(Objective)
Look at the data below and print exactly the lines from its first line through the line with "130, 0, 0, 0, 0, 0]"; the pictures stay out of the copy.

_ _ _ _

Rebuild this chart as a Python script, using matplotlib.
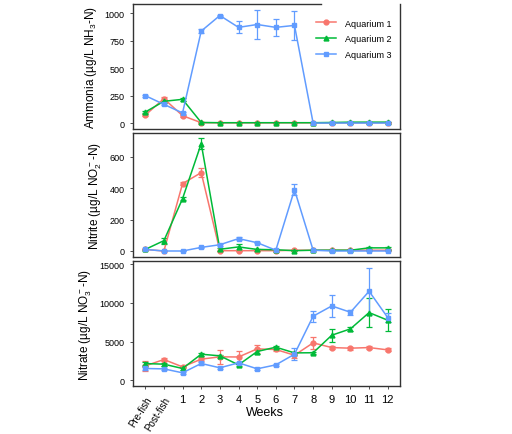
import numpy as np
import matplotlib.pyplot as plt
from matplotlib.lines import Line2D

plt.rcParams['font.family'] = ['Liberation Sans', 'DejaVu Sans']
plt.rcParams['mathtext.default'] = 'regular'

weeks = ['Pre-fish', 'Post-fish', '1', '2', '3', '4', '5', '6', '7', '8', '9', '10', '11', '12']
series = ['Aquarium 1', 'Aquarium 2', 'Aquarium 3']

# Ammonia (ug/L NH3-N)
amm_1 = [72, 222, 67, 3, 2, 2, 2, 2, 2, 2, 2, 2, 3, 3]
amm_2 = [100, 198, 216, 5, 3, 3, 3, 3, 3, 3, 5, 8, 8, 8]
amm_3 = [250, 170, 92, 838, 980, 872, 898, 872, 890, 0, 0, 0, 0, 0]
amm_err_1 = [10, 15, 8, 0, 0, 0, 0, 0, 0, 0, 0, 0, 0, 0]
amm_err_2 = [10, 10, 15, 0, 0, 0, 0, 0, 0, 0, 0, 0, 0, 0]
amm_err_3 = [10, 10, 8, 20, 8, 55, 130, 75, 130, 0, 0, 0, 0, 0]

# Nitrite (ug/L NO2-N)
nit_1 = [10, 0, 430, 500, 2, 2, 2, 2, 5, 5, 5, 5, 5, 5]
nit_2 = [10, 66, 334, 685, 11, 26, 10, 8, 2, 5, 5, 5, 20, 20]
nit_3 = [10, 0, 0, 23, 40, 79, 53, 5, 391, 5, 0, 0, 0, 0]
nit_err_1 = [3, 0, 8, 30, 0, 0, 0, 0, 0, 0, 0, 0, 0, 0]
nit_err_2 = [3, 20, 10, 35, 8, 20, 5, 3, 0, 0, 0, 0, 5, 5]
nit_err_3 = [3, 0, 0, 5, 5, 8, 5, 2, 35, 3, 0, 0, 0, 0]

# Nitrate (ug/L NO3-N)
nat_1 = [1850, 2670, 1720, 2720, 3020, 3000, 4050, 3970, 3230, 4830, 4220, 4140, 4220, 3920]
nat_2 = [2150, 2070, 1510, 3360, 3150, 1980, 3710, 4270, 3530, 3550, 5820, 6640, 8750, 7760]
nat_3 = [1510, 1460, 950, 2160, 1600, 2240, 1470, 1980, 3360, 8280, 9610, 8790, 11510, 8100]
nat_err_1 = [600, 150, 150, 300, 900, 800, 550, 250, 300, 800, 200, 200, 200, 200]
nat_err_2 = [250, 200, 150, 200, 150, 150, 300, 200, 150, 150, 850, 300, 1900, 1400]
nat_err_3 = [150, 150, 150, 200, 150, 150, 150, 150, 750, 700, 1450, 300, 3050, 600]

colors = ['#F8766D', '#00BA38', '#619CFF']
markers = ['o', '^', 's']

x = np.arange(len(weeks))

fig = plt.figure(figsize=(5.12, 4.35), dpi=100)
ax1 = fig.add_axes([0.26, 0.701, 0.521, 0.287])
ax2 = fig.add_axes([0.26, 0.407, 0.521, 0.285])
ax3 = fig.add_axes([0.26, 0.110, 0.521, 0.287])

panels = [
    (ax1, [amm_1, amm_2, amm_3], [amm_err_1, amm_err_2, amm_err_3],
     'Ammonia (µg/L NH$_3$-N)', (-55, 1083), [0, 250, 500, 750, 1000]),
    (ax2, [nit_1, nit_2, nit_3], [nit_err_1, nit_err_2, nit_err_3],
     'Nitrite (µg/L NO$_2^-$-N)', (-38, 753), [0, 200, 400, 600]),
    (ax3, [nat_1, nat_2, nat_3], [nat_err_1, nat_err_2, nat_err_3],
     'Nitrate (µg/L NO$_3^-$-N)', (-776, 15390), [0, 5000, 10000, 15000]),
]

for ax, vals, errs, ylabel, ylim, yticks in panels:
    for i in range(3):
        ax.errorbar(x, vals[i], yerr=errs[i], color=colors[i], marker=markers[i],
                    markersize=3.5, linewidth=1.1, elinewidth=0.9, capsize=2.5,
                    capthick=0.9)
    ax.set_xlim(-0.65, len(weeks) - 0.35)
    ax.set_ylim(*ylim)
    ax.set_yticks(yticks)
    ax.set_ylabel(ylabel, fontsize=8.5)
    ax.tick_params(axis='y', labelsize=6.5, length=2.5, width=0.6, color='#333333')
    for s in ax.spines.values():
        s.set_color('#333333')
        s.set_linewidth(1.0)

for ax in [ax1, ax2]:
    ax.set_xticks([])

# legend box hides part of the top border in the original
ax1.spines['top'].set_bounds(-0.65, 9.4)

ax3.set_xticks(x)
ax3.set_xticklabels(weeks, fontsize=8)
ax3.tick_params(axis='x', length=2.5, width=0.6, color='#333333')
for lab in ax3.get_xticklabels()[:2]:
    lab.set_rotation(58)
    lab.set_fontsize(7)
    lab.set_ha('right')
    lab.set_rotation_mode('anchor')
fig.text(0.518, 0.051, 'Weeks', fontsize=9, ha='center', va='center')

handles = [Line2D([], [], color=colors[i], marker=markers[i], markersize=3.5, linewidth=1.1)
           for i in range(3)]
ax1.legend(handles, series, loc='upper right', frameon=False, fontsize=6.5,
           handlelength=2.2, handletextpad=1.0, labelspacing=0.75,
           bbox_to_anchor=(1.0, 0.95))

plt.savefig('out.png', dpi=100)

_ _ _ _

(Reply to the task)
Rebuild this chart as a Python script, using matplotlib.
import numpy as np
import matplotlib.pyplot as plt
from matplotlib.lines import Line2D

plt.rcParams['font.family'] = ['Liberation Sans', 'DejaVu Sans']
plt.rcParams['mathtext.default'] = 'regular'

weeks = ['Pre-fish', 'Post-fish', '1', '2', '3', '4', '5', '6', '7', '8', '9', '10', '11', '12']
series = ['Aquarium 1', 'Aquarium 2', 'Aquarium 3']

# Ammonia (ug/L NH3-N)
amm_1 = [72, 222, 67, 3, 2, 2, 2, 2, 2, 2, 2, 2, 3, 3]
amm_2 = [100, 198, 216, 5, 3, 3, 3, 3, 3, 3, 5, 8, 8, 8]
amm_3 = [250, 170, 92, 838, 980, 872, 898, 872, 890, 0, 0, 0, 0, 0]
amm_err_1 = [10, 15, 8, 0, 0, 0, 0, 0, 0, 0, 0, 0, 0, 0]
amm_err_2 = [10, 10, 15, 0, 0, 0, 0, 0, 0, 0, 0, 0, 0, 0]
amm_err_3 = [10, 10, 8, 20, 8, 55, 130, 75, 130, 0, 0, 0, 0, 0]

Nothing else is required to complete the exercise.